When the car AC stopped working in South Carolina, I knew that an expensive fix from a local service station would not last long enough to get us through the week or make it home. Also, we were running out of money, thanks to some sale my wife discovered on our second day there that caused her to blow our entire budget on gifts for the year ahead. But that's a story for another time. Or for never.

About halfway through the sweltering week, I watched videos on how to recharge the car's AC unit myself. It was surprisingly easy. And not that expensive.

Over the final two days of the trip, I bought 4 cans of R-134a refrigerant. That cooled things down long enough for hope to grow that we could actually make it all the way home with this temporary fix.
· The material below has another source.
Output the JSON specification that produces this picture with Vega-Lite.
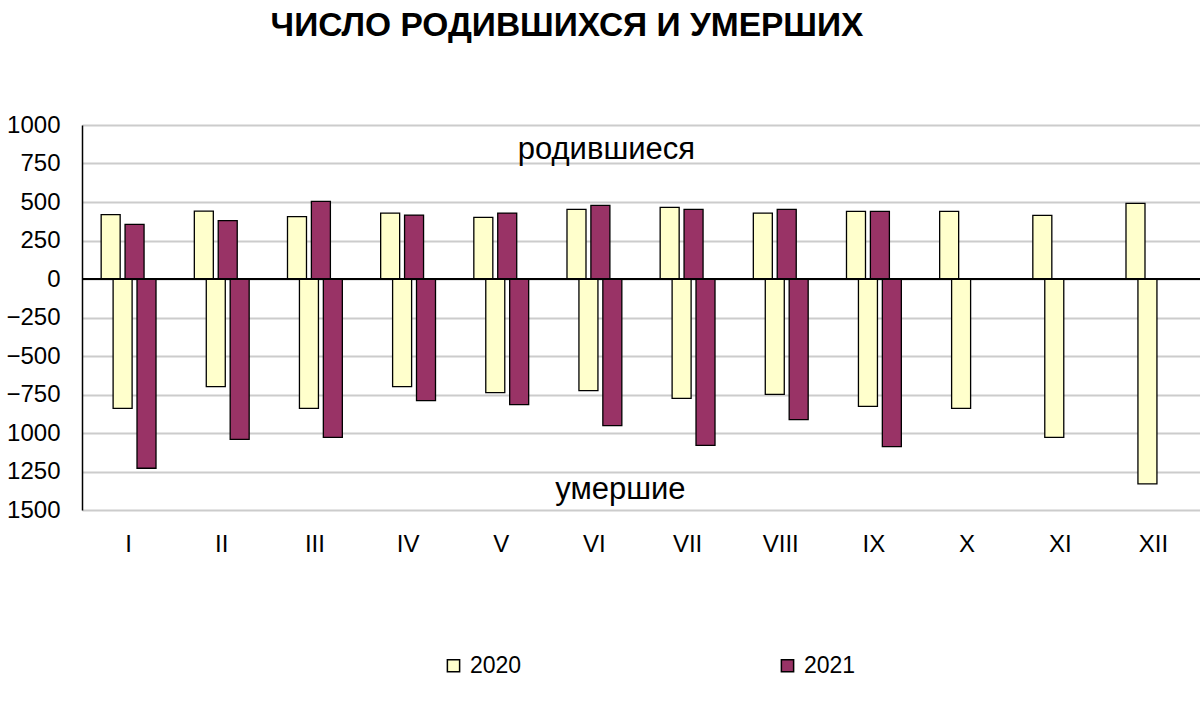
{
  "$schema": "https://vega.github.io/schema/vega-lite/v6.json",
  "width": 1118,
  "height": 385,
  "autosize": {"type": "none"},
  "padding": {"left": 82, "top": 125, "right": 0, "bottom": 210},
  "background": "white",
  "config": {
    "font": "Liberation Sans",
    "view": {"stroke": null},
    "axis": {"labelFont": "Liberation Sans", "labelColor": "#000000"},
    "axisX": {"labelAngle": 0, "labelFontSize": 24, "labelPadding": 22, "domain": false, "ticks": false, "grid": false, "title": null},
    "axisY": {
      "labelOverlap": false,
      "labelBound": false,
      "labelFontSize": 24,
      "labelPadding": 22,
      "ticks": false,
      "domain": true,
      "domainColor": "#000000",
      "domainWidth": 1.5,
      "grid": true,
      "gridColor": "#cccccc",
      "gridWidth": 2,
      "title": null
    }
  },
  "title": {
    "text": "ЧИСЛО РОДИВШИХСЯ И УМЕРШИХ",
    "font": "Liberation Sans",
    "fontSize": 33.5,
    "fontWeight": "bold",
    "color": "#000000",
    "anchor": "middle",
    "dx": -74,
    "offset": 70
  },
  "data": {
    "values": [
      {"m": "I", "year": "2020", "s": "b2020", "v": 418},
      {"m": "I", "year": "2020", "s": "d2020", "v": -840},
      {"m": "I", "year": "2021", "s": "b2021", "v": 355},
      {"m": "I", "year": "2021", "s": "d2021", "v": -1229},
      {"m": "II", "year": "2020", "s": "b2020", "v": 441},
      {"m": "II", "year": "2020", "s": "d2020", "v": -699},
      {"m": "II", "year": "2021", "s": "b2021", "v": 379},
      {"m": "II", "year": "2021", "s": "d2021", "v": -1041},
      {"m": "III", "year": "2020", "s": "b2020", "v": 405},
      {"m": "III", "year": "2020", "s": "d2020", "v": -840},
      {"m": "III", "year": "2021", "s": "b2021", "v": 504},
      {"m": "III", "year": "2021", "s": "d2021", "v": -1028},
      {"m": "IV", "year": "2020", "s": "b2020", "v": 428},
      {"m": "IV", "year": "2020", "s": "d2020", "v": -699},
      {"m": "IV", "year": "2021", "s": "b2021", "v": 415},
      {"m": "IV", "year": "2021", "s": "d2021", "v": -790},
      {"m": "V", "year": "2020", "s": "b2020", "v": 400},
      {"m": "V", "year": "2020", "s": "d2020", "v": -738},
      {"m": "V", "year": "2021", "s": "b2021", "v": 428},
      {"m": "V", "year": "2021", "s": "d2021", "v": -816},
      {"m": "VI", "year": "2020", "s": "b2020", "v": 452},
      {"m": "VI", "year": "2020", "s": "d2020", "v": -725},
      {"m": "VI", "year": "2021", "s": "b2021", "v": 478},
      {"m": "VI", "year": "2021", "s": "d2021", "v": -952},
      {"m": "VII", "year": "2020", "s": "b2020", "v": 465},
      {"m": "VII", "year": "2020", "s": "d2020", "v": -775},
      {"m": "VII", "year": "2021", "s": "b2021", "v": 452},
      {"m": "VII", "year": "2021", "s": "d2021", "v": -1080},
      {"m": "VIII", "year": "2020", "s": "b2020", "v": 428},
      {"m": "VIII", "year": "2020", "s": "d2020", "v": -749},
      {"m": "VIII", "year": "2021", "s": "b2021", "v": 452},
      {"m": "VIII", "year": "2021", "s": "d2021", "v": -913},
      {"m": "IX", "year": "2020", "s": "b2020", "v": 439},
      {"m": "IX", "year": "2020", "s": "d2020", "v": -827},
      {"m": "IX", "year": "2021", "s": "b2021", "v": 439},
      {"m": "IX", "year": "2021", "s": "d2021", "v": -1089},
      {"m": "X", "year": "2020", "s": "b2020", "v": 439},
      {"m": "X", "year": "2020", "s": "d2020", "v": -840},
      {"m": "XI", "year": "2020", "s": "b2020", "v": 413},
      {"m": "XI", "year": "2020", "s": "d2020", "v": -1028},
      {"m": "XII", "year": "2020", "s": "b2020", "v": 491},
      {"m": "XII", "year": "2020", "s": "d2020", "v": -1331}
    ]
  },
  "layer": [
    {
      "mark": {"type": "bar", "width": 19, "stroke": "#000000", "strokeWidth": 1.3},
      "encoding": {
        "x": {
          "field": "m",
          "type": "nominal",
          "sort": null,
          "scale": {
            "domain": ["I", "II", "III", "IV", "V", "VI", "VII", "VIII", "IX", "X", "XI", "XII"],
            "paddingInner": 0.487,
            "paddingOuter": 0.2435
          }
        },
        "xOffset": {
          "field": "s",
          "type": "nominal",
          "sort": null,
          "scale": {"domain": ["b2020", "d2020", "b2021", "d2021"], "paddingInner": 0, "paddingOuter": 0}
        },
        "y": {
          "field": "v",
          "type": "quantitative",
          "scale": {"domain": [-1500, 1000], "nice": false, "zero": true},
          "axis": {
            "values": [-1500, -1250, -1000, -750, -500, -250, 0, 250, 500, 750, 1000],
            "labelExpr": "datum.value <= -1000 ? format(-datum.value, 'd') : format(datum.value, 'd')"
          }
        },
        "color": {
          "field": "year",
          "type": "nominal",
          "scale": {"domain": ["2020", "2021"], "range": ["#FFFFCC", "#993366"]},
          "legend": {
            "title": null,
            "orient": "none",
            "legendX": 360,
            "legendY": 529,
            "direction": "horizontal",
            "columns": 2,
            "columnPadding": 254,
            "symbolType": "square",
            "symbolSize": 150,
            "symbolStrokeColor": "#000000",
            "symbolStrokeWidth": 1.5,
            "symbolOpacity": 1,
            "labelFontSize": 23,
            "labelFont": "Liberation Sans",
            "labelColor": "#000000",
            "labelOffset": 5
          }
        }
      }
    },
    {
      "mark": {"type": "rule", "color": "#000000", "strokeWidth": 1.3},
      "encoding": {
        "y": {
          "datum": 0,
          "type": "quantitative",
          "axis": {
            "values": [-1500, -1250, -1000, -750, -500, -250, 0, 250, 500, 750, 1000],
            "labelExpr": "datum.value <= -1000 ? format(-datum.value, 'd') : format(datum.value, 'd')"
          }
        }
      }
    },
    {
      "data": {"values": [{"label": "родившиеся", "m": "VI", "v": 838}]},
      "mark": {"type": "text", "fontSize": 31, "font": "Liberation Sans", "color": "#000000", "dx": 12, "baseline": "middle"},
      "encoding": {
        "x": {"field": "m", "type": "nominal", "sort": null},
        "y": {
          "field": "v",
          "type": "quantitative",
          "axis": {
            "values": [-1500, -1250, -1000, -750, -500, -250, 0, 250, 500, 750, 1000],
            "labelExpr": "datum.value <= -1000 ? format(-datum.value, 'd') : format(datum.value, 'd')"
          }
        },
        "text": {"field": "label"}
      }
    },
    {
      "data": {"values": [{"label": "умершие", "m": "VI", "v": -1370}]},
      "mark": {"type": "text", "fontSize": 31, "font": "Liberation Sans", "color": "#000000", "dx": 26, "baseline": "middle"},
      "encoding": {
        "x": {"field": "m", "type": "nominal", "sort": null},
        "y": {
          "field": "v",
          "type": "quantitative",
          "axis": {
            "values": [-1500, -1250, -1000, -750, -500, -250, 0, 250, 500, 750, 1000],
            "labelExpr": "datum.value <= -1000 ? format(-datum.value, 'd') : format(datum.value, 'd')"
          }
        },
        "text": {"field": "label"}
      }
    }
  ]
}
It’s only a 14 hour drive, after all.

However, in life, and in this particular experience, I’ve learned that sometimes hope is the enemy of acceptance.

On departure day, I loaded up on cans of refrigerant at the Walmart in Hilton Head, and we turned our ship for home.

If we were smart, we would have biked the 934 miles home.
The first can lasted about an hour into the trip. The second only lasted 40 minutes. And the air coming out after the procedure first wasn’t even all that cool. By the third time we stopped the car along the side of the road so I could top off the AC with refrigerant, there was no discernable change in the hot air blowing through the vents.

Hope was lost. And heat was our reality. 

for the next 12 hours over two days of driving, the sweating was epic. The fights were legendary.

And I can confirm that Hell is hot. At least, my version of it.